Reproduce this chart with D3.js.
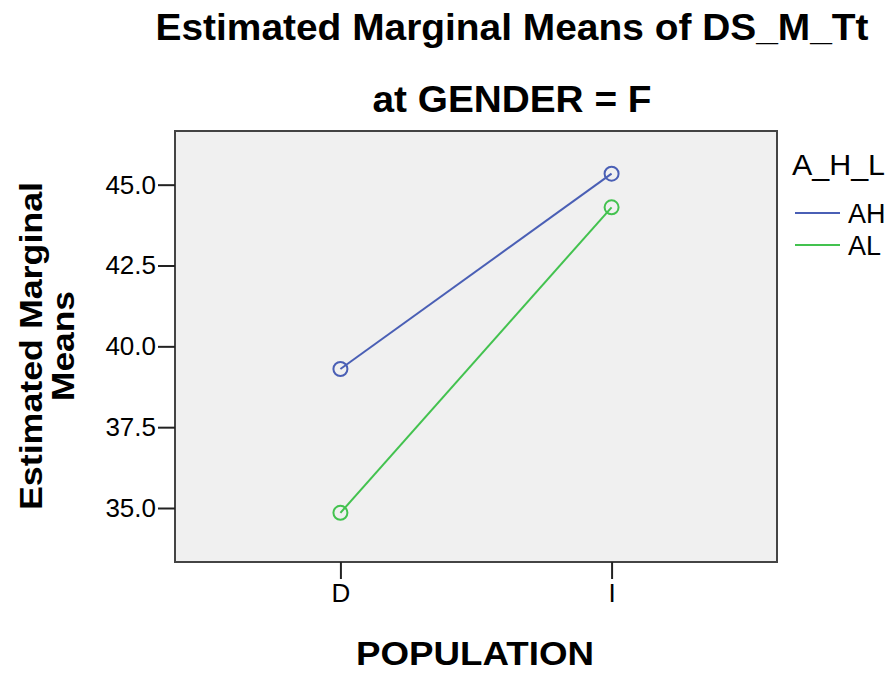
<!DOCTYPE html>
<html>
<head>
<meta charset="utf-8">
<script src="https://cdn.jsdelivr.net/npm/d3@7"></script>
<style>
  body { margin: 0; background: #fff; }
  svg text { font-family: "Liberation Sans", Arial, sans-serif; fill: #000; }
</style>
</head>
<body>
<div id="chart"></div>
<script>
// data
const populations = ['D', 'I'];
const groups = ['AH', 'AL'];
const ahMeans = [39.3, 45.34];
const alMeans = [34.85, 44.3];
const yTicks = [35.0, 37.5, 40.0, 42.5, 45.0];
const groupColors = ['#4a5fb5', '#43c24f'];

const width = 892, height = 674;
const plot = { left: 175, right: 777, top: 131, bottom: 562 };

const svg = d3.select('#chart').append('svg')
    .attr('width', width)
    .attr('height', height);

// Scales
const xScale = d3.scalePoint()
    .domain(populations)
    .range([plot.left, plot.right])
    .padding(0.61);

const yScale = d3.scaleLinear()
    .domain([33.33, 46.66])
    .range([plot.bottom, plot.top]);

// plot background
svg.append('rect')
    .attr('x', plot.left)
    .attr('y', plot.top)
    .attr('width', plot.right - plot.left)
    .attr('height', plot.bottom - plot.top)
    .attr('fill', '#f0f0f0')
    .attr('stroke', '#444')
    .attr('stroke-width', 2);

// y axis
const yAxis = d3.axisLeft(yScale)
    .tickValues(yTicks)
    .tickFormat(d3.format('.1f'))
    .tickSize(17)
    .tickPadding(2);

const gy = svg.append('g')
    .attr('transform', `translate(${plot.left}, 0)`)
    .call(yAxis);
gy.select('.domain').remove();
gy.selectAll('line').attr('stroke', '#222').attr('stroke-width', 2);
gy.selectAll('text').style('font-size', '26px').attr('fill', '#222');

// x axis
const xAxis = d3.axisBottom(xScale)
    .tickSize(17)
    .tickPadding(5);

const gx = svg.append('g')
    .attr('transform', `translate(0, ${plot.bottom})`)
    .call(xAxis);
gx.select('.domain').remove();
gx.selectAll('line').attr('stroke', '#222').attr('stroke-width', 2);
gx.selectAll('text').style('font-size', '26px').attr('fill', '#222');

// lines + markers
const series = [
    { name: groups[0], values: ahMeans, color: groupColors[0] },
    { name: groups[1], values: alMeans, color: groupColors[1] }
];

const line = d3.line()
    .x((d, i) => xScale(populations[i]))
    .y(d => yScale(d));

series.forEach(s => {
    svg.append('path')
        .datum(s.values)
        .attr('d', line)
        .attr('fill', 'none')
        .attr('stroke', s.color)
        .attr('stroke-width', 2);

    svg.selectAll(null)
        .data(s.values)
        .enter().append('circle')
        .attr('cx', (d, i) => xScale(populations[i]))
        .attr('cy', d => yScale(d))
        .attr('r', 7)
        .attr('fill', 'none')
        .attr('stroke', s.color)
        .attr('stroke-width', 2);
});

// titles
svg.append('text')
    .attr('x', 512).attr('y', 40)
    .attr('text-anchor', 'middle')
    .style('font-size', '37px').style('font-weight', 'bold')
    .attr('textLength', 713).attr('lengthAdjust', 'spacingAndGlyphs')
    .text('Estimated Marginal Means of DS_M_Tt');

svg.append('text')
    .attr('x', 512).attr('y', 112)
    .attr('text-anchor', 'middle')
    .style('font-size', '37px').style('font-weight', 'bold')
    .attr('textLength', 279).attr('lengthAdjust', 'spacingAndGlyphs')
    .text('at GENDER = F');

svg.append('text')
    .attr('x', 475).attr('y', 665)
    .attr('text-anchor', 'middle')
    .style('font-size', '33px').style('font-weight', 'bold')
    .attr('textLength', 238).attr('lengthAdjust', 'spacingAndGlyphs')
    .text('POPULATION');

const yLabel = svg.append('text')
    .attr('transform', 'translate(0, 346) rotate(-90)')
    .attr('text-anchor', 'middle')
    .style('font-size', '32px').style('font-weight', 'bold');
yLabel.append('tspan').attr('x', 0).attr('y', 42)
    .attr('textLength', 328).attr('lengthAdjust', 'spacingAndGlyphs')
    .text('Estimated Marginal');
yLabel.append('tspan').attr('x', 0).attr('y', 74)
    .attr('textLength', 110).attr('lengthAdjust', 'spacingAndGlyphs')
    .text('Means');

// legend
svg.append('text')
    .attr('x', 792).attr('y', 175)
    .style('font-size', '29px')
    .attr('fill', '#222')
    .attr('textLength', 93).attr('lengthAdjust', 'spacingAndGlyphs')
    .text('A_H_L');

series.forEach((s, i) => {
    const ly = 213 + i * 32;
    svg.append('line')
        .attr('x1', 795).attr('x2', 840)
        .attr('y1', ly).attr('y2', ly)
        .attr('stroke', s.color)
        .attr('stroke-width', 2);
    svg.append('text')
        .attr('x', 848).attr('y', ly + 10)
        .style('font-size', '27px')
        .attr('fill', '#222')
        .text(s.name);
});
</script>
</body>
</html>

_ _ _ _ _

§ **GIVEN PROBLEM**
Where a line contains "chart", copy that line.

§ **COMPLETED EXERCISE**
Reproduce this chart with D3.js.
<div id="chart"></div>
const svg = d3.select('#chart').append('svg')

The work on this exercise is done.